Facebook AI aims to identify deepfake images and trace their creators
Facebook has developed an artificial intelligence that it claims can detect deepfake images and even reverse-engineer them to figure out how they were made and perhaps trace their creators.
Deepfakes are wholly artificial images created by an AI. Facebook’s new AI looks at similarities among a collection of deepfakes to see if they have a shared origin, looking for unique patterns such as small speckles of noise or slight oddities in the colour spectrum of an image.
By identifying the minor fingerprints in an image, Facebook’s AI is able to discern details of how the neural network that created the image was designed, such as how large the model is or how it was trained.
“I thought there’s no way this is going to work,” says Tal Hassner at Facebook. “How would we, just by looking at a photo, be able to tell how many layers a deep neural network had, or what loss function it was trained with?”
Hassner and his colleagues tested the AI on a database of 100,000 deepfake images generated by 100 different generative models making 1000 images each. Some of those images were used to train the model, while others were held back and presented to the model as images of unknown origin.
That helped test the AI in its ultimate goal. “What we’re doing is looking at a photo and trying to estimate what is the design of the generative model that created it, even if we’ve never seen that model before,” says Hassner. He declined to share how accurate the AI’s estimates were, but says “we’re way better than random”.
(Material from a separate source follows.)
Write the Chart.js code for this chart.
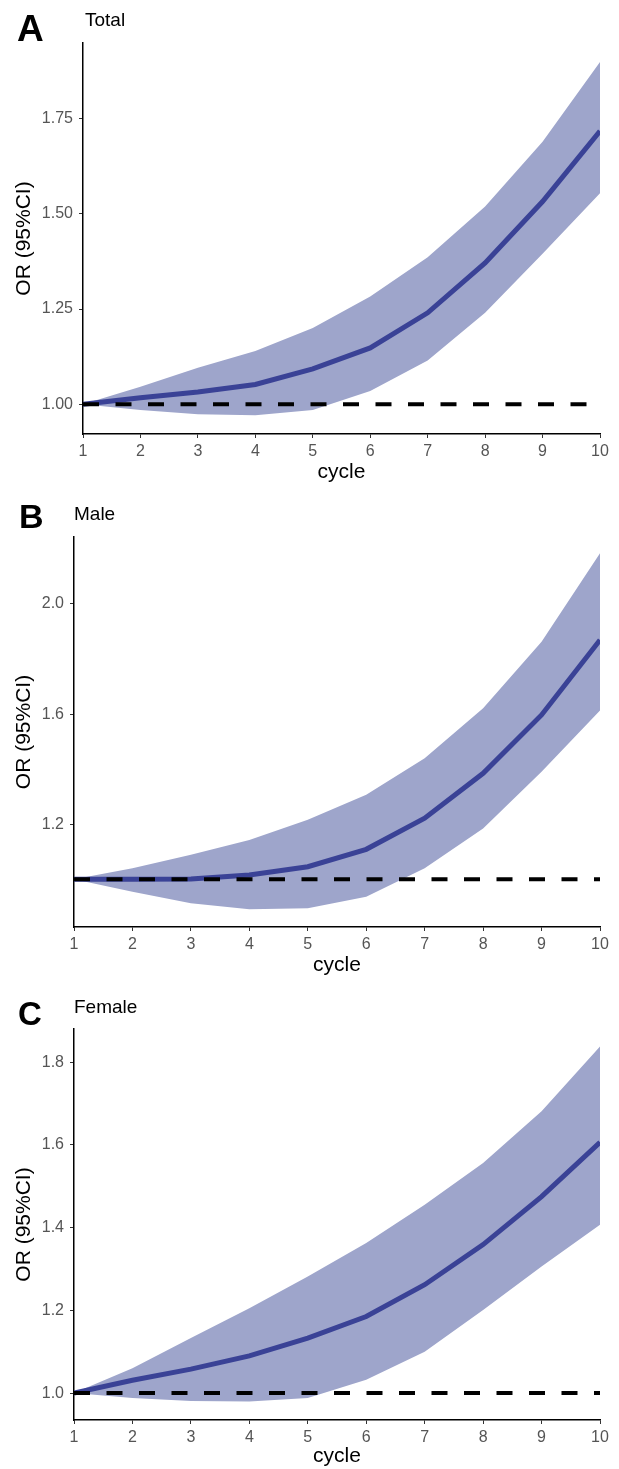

“It’s a big step forward for fingerprinting,” says Nina Schick, author of Deep Fakes and the Infocalypse. But she points out – as do Hassner and his colleagues – that the AI only works on images that have been fully artificially generated, while many deepfakes are videos created by pasting one face on to someone else’s body.
Schick also wonders how effective the AI would be outside lab environments, encountering deepfakes in the “wild”. “The kind of face detection models we see are broadly based on academic data sets and are deployed in controlled environments,” she says.
Hassner declined to talk about how Facebook would be using its new AI, but says that this kind of work is a cat-and-mouse game against people creating deepfakes. “We’re developing better identifying models while others are developing better and better generative models,” he says. “I don’t doubt that at some point there’ll be a method that will fool us completely.”